In the embryonic days of UK TV talent shows, Darius Campbell Danesh – whose death at the age of 41 was announced on Tuesday – did two genuinely revolutionary things. Firstly, he succeeded in making a song his own – the holy grail of TV talent shows – via his gloriously OTT rendition of Britney Spears’ Baby One More Time on Popstars in 2001. Dressed somewhere between a roll-necked Steve Jobs and a swashbuckling musketeer, he became the instant star of a show that spectacularly failed in its remit to create stars.
For his second trick, he re-emerged later that year looking like a matinee idol and singing like Elvis to finish third on Pop Idol and later land himself a UK No 1 single with Colourblind. Reality TV is all about narratives and often they can build up around people and solidify like cement; somehow, via an alluring mix of naivety, panache and genuine talent, Darius was able to rewrite his.
Such was his impact on the nascent TV talent show genre, that all subsequent spin-offs tried to find their own Darius Campbell Danesh. Someone who was faintly ridiculous, disarmingly good-looking, with just a pinch of enough self-awareness to make it work. The problem, however, is that all the elements have to be perfectly balanced, and often oversized characters, the kind that ironically make properly great pop stars, aren’t destined to win money hungry, tent-pole TV shows.
“If I’d won I would have been the biggest nightmare,” Darius told the Guardian in 2002, shortly after losing to Gareth Gates and eventual Pop Idol winner Will Young. “I wouldn’t have fitted the mould. If I’d won, either the Pop Idol logo or I would have imploded. I have to be the person I am.”
While Will Young stood out for talking back to Simon Cowell during the show, it was Darius who turned down Cowell’s post-Pop Idol offer of a record deal with BMG, one that came with the caveat of having to record various cover versions.
“Imagine, I could have done a cover of Gareth’s cover of Robson and Jerome’s cover of the Righteous Brothers,” he said. “How great! You know, that doesn’t inspire me.” Instead he signed to Mercury Records and co-wrote his 2002 debut album, Dive In, with the likes of Steve Lillywhite (The La’s, Travis) and The Matrix (Avril Lavigne, Ronan Keating). Across two big-label albums Darius scored five UK top 10 singles without ever releasing a cover.
Born in Glasgow to a Scottish mother and Iranian father, Darius eschewed the stage school route in favour of grandstanding performances in avant-garde operas (he’d later return to opera after winning 2010’s Popstar to Operastar).
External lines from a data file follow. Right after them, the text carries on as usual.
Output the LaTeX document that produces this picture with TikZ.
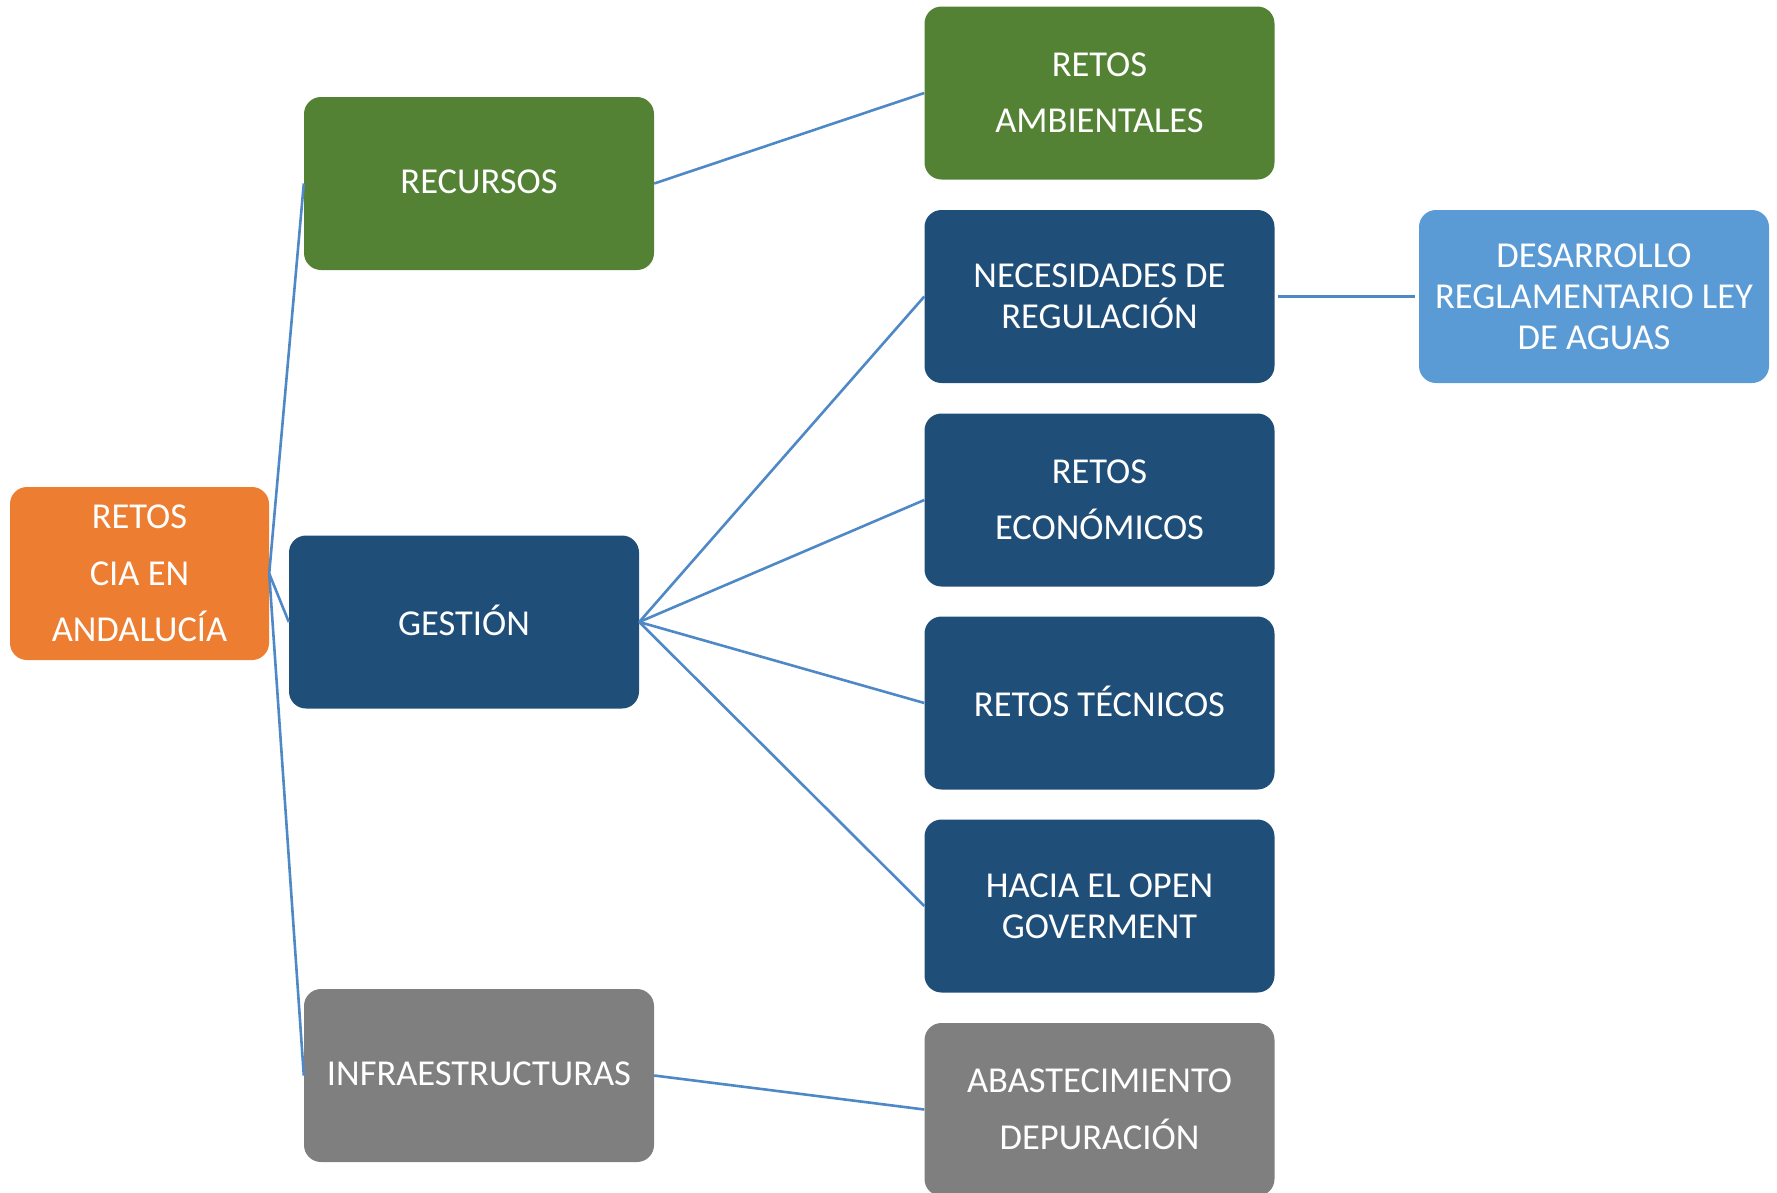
\documentclass[tikz,border=0pt]{standalone}
\usepackage{fontspec}
\setmainfont{Carlito}
\definecolor{cgreen}{HTML}{548235}
\definecolor{cdblue}{HTML}{1F4E79}
\definecolor{corange}{HTML}{ED7D31}
\definecolor{cgray}{HTML}{7F7F7F}
\definecolor{clblue}{HTML}{5B9BD5}
\definecolor{cline}{HTML}{4F88C6}
\tikzset{
  box/.style={rounded corners=17pt, minimum width=350pt, minimum height=173pt,
    inner sep=0pt, align=center, text=white, anchor=center},
  tight/.style={font=\fontsize{36.5}{41}\selectfont},
  loose/.style={font=\fontsize{36.5}{56.5}\selectfont},
  conn/.style={draw=cline, line width=2.6pt}
}
\newcommand{\uplift}[1]{\raisebox{3.5pt}{#1}}
\begin{document}
\begin{tikzpicture}[x=1pt,y=-1pt]
\useasboundingbox (0,0) rectangle (1777,1192);
\clip (0,0) rectangle (1777,1192);
\node[box,loose,fill=corange,minimum width=259pt] (root) at (139.5,573.5) {RETOS\\CIA EN\\ANDALUCÍA};
\node[box,tight,fill=cgreen] (rec) at (479,183.5) {\uplift{RECURSOS}};
\node[box,tight,fill=cdblue] (ges) at (464,622) {\uplift{GESTIÓN}};
\node[box,tight,fill=cgray] (inf) at (479,1075.5) {\uplift{INFRAESTRUCTURAS}};
\node[box,loose,fill=cgreen] (amb) at (1099.5,93) {RETOS\\AMBIENTALES};
\node[box,tight,fill=cdblue] (nec) at (1099.5,296.5) {NECESIDADES DE\\REGULACIÓN};
\node[box,loose,fill=cdblue] (eco) at (1099.5,500) {RETOS\\ECONÓMICOS};
\node[box,tight,fill=cdblue] (tec) at (1099.5,703) {\uplift{RETOS TÉCNICOS}};
\node[box,tight,fill=cdblue] (hac) at (1099.5,906) {HACIA EL OPEN\\GOVERMENT};
\node[box,loose,fill=cgray] (abs) at (1099.5,1109.5) {ABASTECIMIENTO\\DEPURACIÓN};
\node[box,tight,fill=clblue] (des) at (1594,296.5) {DESARROLLO\\REGLAMENTARIO LEY\\DE AGUAS};
\draw[conn] (root.east) -- (rec.west);
\draw[conn] (root.east) -- (ges.west);
\draw[conn] (root.east) -- (inf.west);
\draw[conn] (rec.east) -- (amb.west);
\draw[conn] (ges.east) -- (nec.west);
\draw[conn] (ges.east) -- (eco.west);
\draw[conn] (ges.east) -- (tec.west);
\draw[conn] (ges.east) -- (hac.west);
\draw[conn] (inf.east) -- (abs.west);
\draw[conn,shorten <=3pt,shorten >=4pt] (nec.east) -- (des.west);
\end{tikzpicture}
\end{document}
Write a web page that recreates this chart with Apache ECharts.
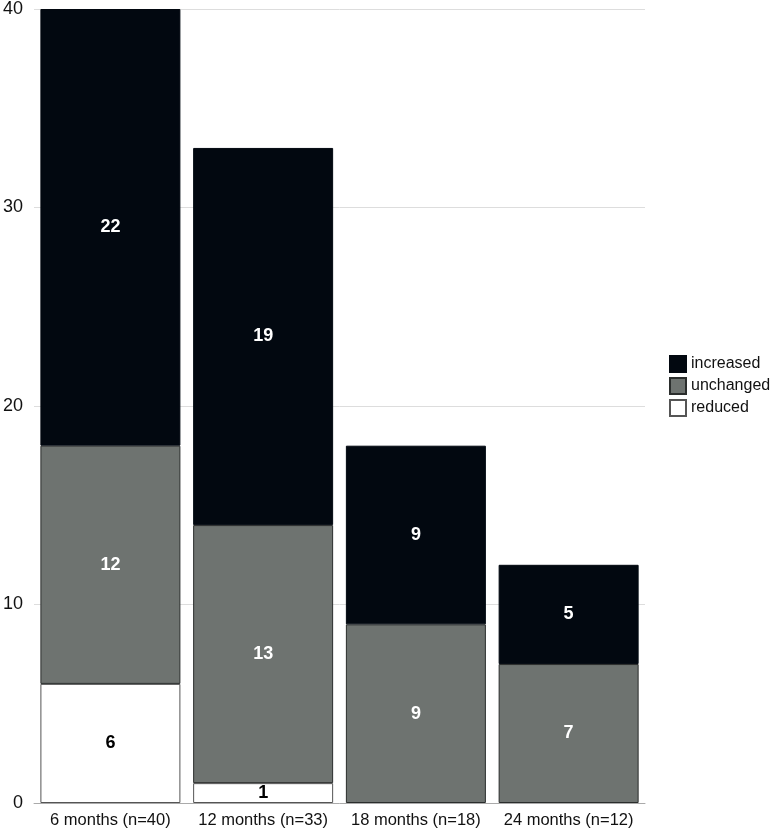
<!DOCTYPE html>
<html>
<head>
<meta charset="utf-8">
<script src="https://cdn.jsdelivr.net/npm/echarts@6/dist/echarts.min.js"></script>
<style>
  html, body { margin: 0; padding: 0; background: #fff; }
  #chart { width: 776px; height: 834px; }
</style>
</head>
<body>
<div id="chart"></div>
<script>
var categories = ['6 months (n=40)', '12 months (n=33)', '18 months (n=18)', '24 months (n=12)'];
var reduced = [6, 1, 0, 0];
var unchanged = [12, 13, 9, 7];
var increased = [22, 19, 9, 5];
var yTicks = [0, 10, 20, 30, 40];

var font = 'Liberation Sans, Arial, sans-serif';

function barSeries(name, data, color, border, labelColor) {
    return {
        name: name,
        type: 'bar',
        stack: 'total',
        barWidth: 140,
        data: data.map(function (v) { return v === 0 ? null : v; }),
        itemStyle: {
            color: color,
            borderColor: border,
            borderWidth: 1
        },
        label: {
            show: true,
            position: 'inside',
            color: labelColor,
            fontFamily: font,
            fontWeight: 'bold',
            fontSize: 18
        }
    };
}

var chart = echarts.init(document.getElementById('chart'));
chart.setOption({
    animation: false,
    backgroundColor: '#fff',
    grid: {
        left: 31,
        right: 131,
        top: 8,
        bottom: 31,
        containLabel: false
    },
    legend: {
        orient: 'vertical',
        left: 664,
        top: 350,
        icon: 'rect',
        itemWidth: 16,
        itemHeight: 16,
        itemGap: 4,
        selectedMode: false,
        data: ['increased', 'unchanged', 'reduced'],
        textStyle: {
            fontFamily: font,
            fontSize: 16,
            color: '#111'
        }
    },
    xAxis: {
        type: 'category',
        data: categories,
        axisTick: { show: false },
        axisLine: { lineStyle: { color: '#aaa', width: 1 } },
        axisLabel: {
            interval: 0,
            hideOverlap: false,
            fontFamily: font,
            fontSize: 16.5,
            color: '#111',
            margin: 9
        }
    },
    yAxis: {
        type: 'value',
        min: yTicks[0],
        max: yTicks[yTicks.length - 1],
        interval: 10,
        axisLine: { show: false },
        axisTick: { show: false },
        axisLabel: {
            fontFamily: font,
            fontSize: 18,
            color: '#111',
            margin: 11
        },
        splitLine: { lineStyle: { color: '#ddd', width: 1 } }
    },
    series: [
        barSeries('reduced', reduced, '#ffffff', '#555', '#000'),
        barSeries('unchanged', unchanged, '#6e7370', '#2a2d2c', '#fff'),
        barSeries('increased', increased, '#020810', '#020810', '#fff')
    ]
});
</script>
</body>
</html>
Switching then to pop in a restrictive TV talent show format often meant he couldn’t quite be contained, with even his post-rejection monologue to his Popstars rivals coming across like a scenery-chewing, gloriously passionate sermon.
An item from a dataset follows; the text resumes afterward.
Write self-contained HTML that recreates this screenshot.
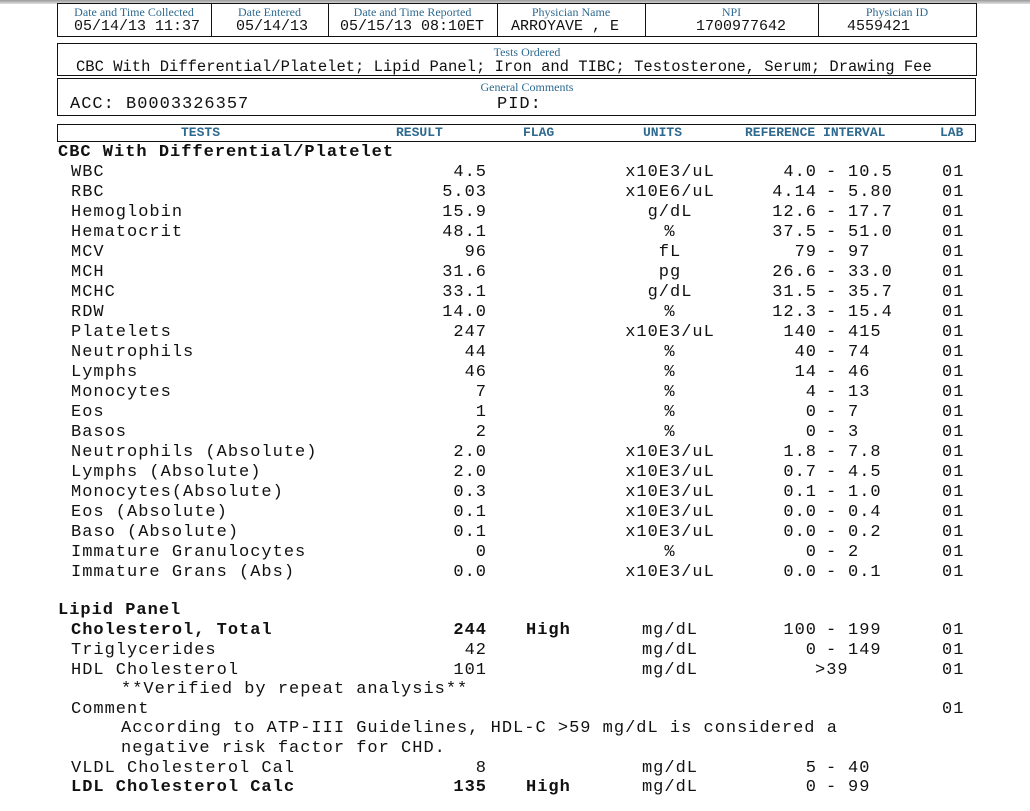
<!DOCTYPE html>
<html><head><meta charset="utf-8"><style>
body{margin:0;width:1030px;height:811px;background:#fff;position:relative;overflow:hidden;font-family:"Liberation Mono",monospace;color:#111}
.top{position:absolute;left:0;top:0;width:1030px;height:4px;background:linear-gradient(#9a9a9a,#e0e0e0)}
.box{position:absolute;border:1.5px solid #111;box-sizing:border-box}
.lbl{position:absolute;font-family:"Liberation Serif",serif;font-size:12px;color:#2e6a90;text-align:center;white-space:nowrap}
.hv{position:absolute;font-size:15px;white-space:pre}
.ch{position:absolute;top:125px;font-size:13px;font-weight:bold;color:#2e6a90;white-space:pre}
.r{position:absolute;left:0;width:1030px;height:20px;font-size:17px;letter-spacing:1px;line-height:20px;white-space:pre}
.r span{position:absolute;top:0}
.n{left:71px}.v{right:543px}.f{left:526px}.u{left:570px;width:200px;text-align:center}
.lo{right:213px}.d{left:826px}.hi{left:848px}.l{left:942px}
.b{font-weight:bold}
.vl{position:absolute;top:3px;height:33px;border-left:1.5px solid #111}
</style></head><body>
<div class="top"></div>
<div class="box" style="left:57px;top:3px;width:920px;height:34px"></div>
<div class="vl" style="left:211px"></div><div class="vl" style="left:328px"></div><div class="vl" style="left:497px"></div><div class="vl" style="left:645px"></div><div class="vl" style="left:818px"></div>
<div class="lbl" style="left:57px;width:154px;top:5px">Date and Time Collected</div>
<div class="lbl" style="left:211px;width:117px;top:5px">Date Entered</div>
<div class="lbl" style="left:328px;width:169px;top:5px">Date and Time Reported</div>
<div class="lbl" style="left:497px;width:148px;top:5px">Physician Name</div>
<div class="lbl" style="left:645px;width:173px;top:5px">NPI</div>
<div class="lbl" style="left:818px;width:158px;top:5px">Physician ID</div>
<div class="hv" style="left:74px;top:18px">05/14/13 11:37</div>
<div class="hv" style="left:236px;top:18px">05/14/13</div>
<div class="hv" style="left:340px;top:18px">05/15/13 08:10ET</div>
<div class="hv" style="left:511px;top:18px">ARROYAVE , E</div>
<div class="hv" style="left:696px;top:18px">1700977642</div>
<div class="hv" style="left:847px;top:18px">4559421</div>

<div class="box" style="left:57px;top:43px;width:920px;height:33px"></div>
<div class="lbl" style="left:57px;width:940px;top:45px">Tests Ordered</div>
<div class="hv" style="left:76px;top:58px;font-size:15.5px">CBC With Differential/Platelet; Lipid Panel; Iron and TIBC; Testosterone, Serum; Drawing Fee</div>

<div class="box" style="left:57px;top:78px;width:919px;height:38px"></div>
<div class="lbl" style="left:57px;width:940px;top:80px">General Comments</div>
<div class="r" style="top:95px"><span style="left:70px">ACC: B0003326357</span><span style="left:497px">PID:</span></div>

<div class="box" style="left:57px;top:124px;width:919px;height:18px"></div>
<div class="ch" style="left:181px">TESTS</div>
<div class="ch" style="left:396px">RESULT</div>
<div class="ch" style="left:523px">FLAG</div>
<div class="ch" style="left:643px">UNITS</div>
<div class="ch" style="left:745px">REFERENCE INTERVAL</div>
<div class="ch" style="left:940px">LAB</div>

<div class="r b" style="top:143px"><span style="left:58px">CBC With Differential/Platelet</span></div>
<div class="r" style="top:163px"><span class="n">WBC</span><span class="v">4.5</span><span class="u">x10E3/uL</span><span class="lo">4.0</span><span class="d">-</span><span class="hi">10.5</span><span class="l">01</span></div>
<div class="r" style="top:183px"><span class="n">RBC</span><span class="v">5.03</span><span class="u">x10E6/uL</span><span class="lo">4.14</span><span class="d">-</span><span class="hi">5.80</span><span class="l">01</span></div>
<div class="r" style="top:203px"><span class="n">Hemoglobin</span><span class="v">15.9</span><span class="u">g/dL</span><span class="lo">12.6</span><span class="d">-</span><span class="hi">17.7</span><span class="l">01</span></div>
<div class="r" style="top:223px"><span class="n">Hematocrit</span><span class="v">48.1</span><span class="u">%</span><span class="lo">37.5</span><span class="d">-</span><span class="hi">51.0</span><span class="l">01</span></div>
<div class="r" style="top:243px"><span class="n">MCV</span><span class="v">96</span><span class="u">fL</span><span class="lo">79</span><span class="d">-</span><span class="hi">97</span><span class="l">01</span></div>
<div class="r" style="top:263px"><span class="n">MCH</span><span class="v">31.6</span><span class="u">pg</span><span class="lo">26.6</span><span class="d">-</span><span class="hi">33.0</span><span class="l">01</span></div>
<div class="r" style="top:283px"><span class="n">MCHC</span><span class="v">33.1</span><span class="u">g/dL</span><span class="lo">31.5</span><span class="d">-</span><span class="hi">35.7</span><span class="l">01</span></div>
<div class="r" style="top:303px"><span class="n">RDW</span><span class="v">14.0</span><span class="u">%</span><span class="lo">12.3</span><span class="d">-</span><span class="hi">15.4</span><span class="l">01</span></div>
<div class="r" style="top:323px"><span class="n">Platelets</span><span class="v">247</span><span class="u">x10E3/uL</span><span class="lo">140</span><span class="d">-</span><span class="hi">415</span><span class="l">01</span></div>
<div class="r" style="top:343px"><span class="n">Neutrophils</span><span class="v">44</span><span class="u">%</span><span class="lo">40</span><span class="d">-</span><span class="hi">74</span><span class="l">01</span></div>
<div class="r" style="top:363px"><span class="n">Lymphs</span><span class="v">46</span><span class="u">%</span><span class="lo">14</span><span class="d">-</span><span class="hi">46</span><span class="l">01</span></div>
<div class="r" style="top:383px"><span class="n">Monocytes</span><span class="v">7</span><span class="u">%</span><span class="lo">4</span><span class="d">-</span><span class="hi">13</span><span class="l">01</span></div>
<div class="r" style="top:403px"><span class="n">Eos</span><span class="v">1</span><span class="u">%</span><span class="lo">0</span><span class="d">-</span><span class="hi">7</span><span class="l">01</span></div>
<div class="r" style="top:423px"><span class="n">Basos</span><span class="v">2</span><span class="u">%</span><span class="lo">0</span><span class="d">-</span><span class="hi">3</span><span class="l">01</span></div>
<div class="r" style="top:443px"><span class="n">Neutrophils (Absolute)</span><span class="v">2.0</span><span class="u">x10E3/uL</span><span class="lo">1.8</span><span class="d">-</span><span class="hi">7.8</span><span class="l">01</span></div>
<div class="r" style="top:463px"><span class="n">Lymphs (Absolute)</span><span class="v">2.0</span><span class="u">x10E3/uL</span><span class="lo">0.7</span><span class="d">-</span><span class="hi">4.5</span><span class="l">01</span></div>
<div class="r" style="top:483px"><span class="n">Monocytes(Absolute)</span><span class="v">0.3</span><span class="u">x10E3/uL</span><span class="lo">0.1</span><span class="d">-</span><span class="hi">1.0</span><span class="l">01</span></div>
<div class="r" style="top:503px"><span class="n">Eos (Absolute)</span><span class="v">0.1</span><span class="u">x10E3/uL</span><span class="lo">0.0</span><span class="d">-</span><span class="hi">0.4</span><span class="l">01</span></div>
<div class="r" style="top:523px"><span class="n">Baso (Absolute)</span><span class="v">0.1</span><span class="u">x10E3/uL</span><span class="lo">0.0</span><span class="d">-</span><span class="hi">0.2</span><span class="l">01</span></div>
<div class="r" style="top:543px"><span class="n">Immature Granulocytes</span><span class="v">0</span><span class="u">%</span><span class="lo">0</span><span class="d">-</span><span class="hi">2</span><span class="l">01</span></div>
<div class="r" style="top:563px"><span class="n">Immature Grans (Abs)</span><span class="v">0.0</span><span class="u">x10E3/uL</span><span class="lo">0.0</span><span class="d">-</span><span class="hi">0.1</span><span class="l">01</span></div>

<div class="r b" style="top:601px"><span style="left:58px">Lipid Panel</span></div>
<div class="r" style="top:621px"><span class="n b">Cholesterol, Total</span><span class="v b">244</span><span class="f b">High</span><span class="u">mg/dL</span><span class="lo">100</span><span class="d">-</span><span class="hi">199</span><span class="l">01</span></div>
<div class="r" style="top:641px"><span class="n">Triglycerides</span><span class="v">42</span><span class="u">mg/dL</span><span class="lo">0</span><span class="d">-</span><span class="hi">149</span><span class="l">01</span></div>
<div class="r" style="top:661px"><span class="n">HDL Cholesterol</span><span class="v">101</span><span class="u">mg/dL</span><span style="left:815px">&gt;39</span><span class="l">01</span></div>
<div class="r" style="top:680px"><span style="left:121px">**Verified by repeat analysis**</span></div>
<div class="r" style="top:700px"><span class="n">Comment</span><span class="l">01</span></div>
<div class="r" style="top:719px"><span style="left:121px">According to ATP-III Guidelines, HDL-C &gt;59 mg/dL is considered a</span></div>
<div class="r" style="top:739px"><span style="left:121px">negative risk factor for CHD.</span></div>
<div class="r" style="top:759px"><span class="n">VLDL Cholesterol Cal</span><span class="v">8</span><span class="u">mg/dL</span><span class="lo">5</span><span class="d">-</span><span class="hi">40</span></div>
<div class="r" style="top:778px"><span class="n b">LDL Cholesterol Calc</span><span class="v b">135</span><span class="f b">High</span><span class="u">mg/dL</span><span class="lo">0</span><span class="d">-</span><span class="hi">99</span></div>
</body></html>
“It’s just not our time, that’s it,” he mused, surrounded by tearful faces. “We’ve all got talent. How much love is there in this room? I feel so much energy from your guys. There’s nothing to lose from this.” Aware, perhaps, that fame’s 15 minutes were ticking down, Darius relished his status as the country’s most famous tryer, appearing on multiple covers of Heat magazine.
But, crucially, there was always a sense he knew the game he was playing. As Lucie Cave, the editor in chief of Heat magazine and the Heat brand, put on Instagram in tribute: “He really got the joke and always had a wry smile whenever he answered questions about being a serious musician.”
A key part of the Darius story arrived during Popstars via a promise he made to the judge “Nasty” Nigel Lythgoe. On his way out of the show, the then 21-year-old calmly announced he would have a platinum album by the time he was 35. That it wouldn’t be the last Lythgoe would hear from him.
Years later this kind of bravado on the shows that followed would ring hollower than a Louis Walsh compliment. But for Darius, it was something he was going to make happen. Even Lythgoe felt it. “Darius is a survivor in life,” he said on the show. “And Darius will do whatever Darius has to do to survive. And it wouldn’t surprise me if Darius does get a platinum disc in the next five years.”
By the end of 2002, Darius had scored a UK No 1 with the Radio 2 classic Colourblind, landed a top 10 album and was briefly rivalling the established soft-pop dominance of Ronan Keating and Robbie Williams. That he then went on to write a Sunday Times bestseller (2004’s memoir Sink or Swim), appear in multiple West End productions (including Chicago and Gone with the Wind), and become a Hollywood producer is testament to a journey from tryer to survivor to established success story quite unlike any we’ve seen in TV talent show history.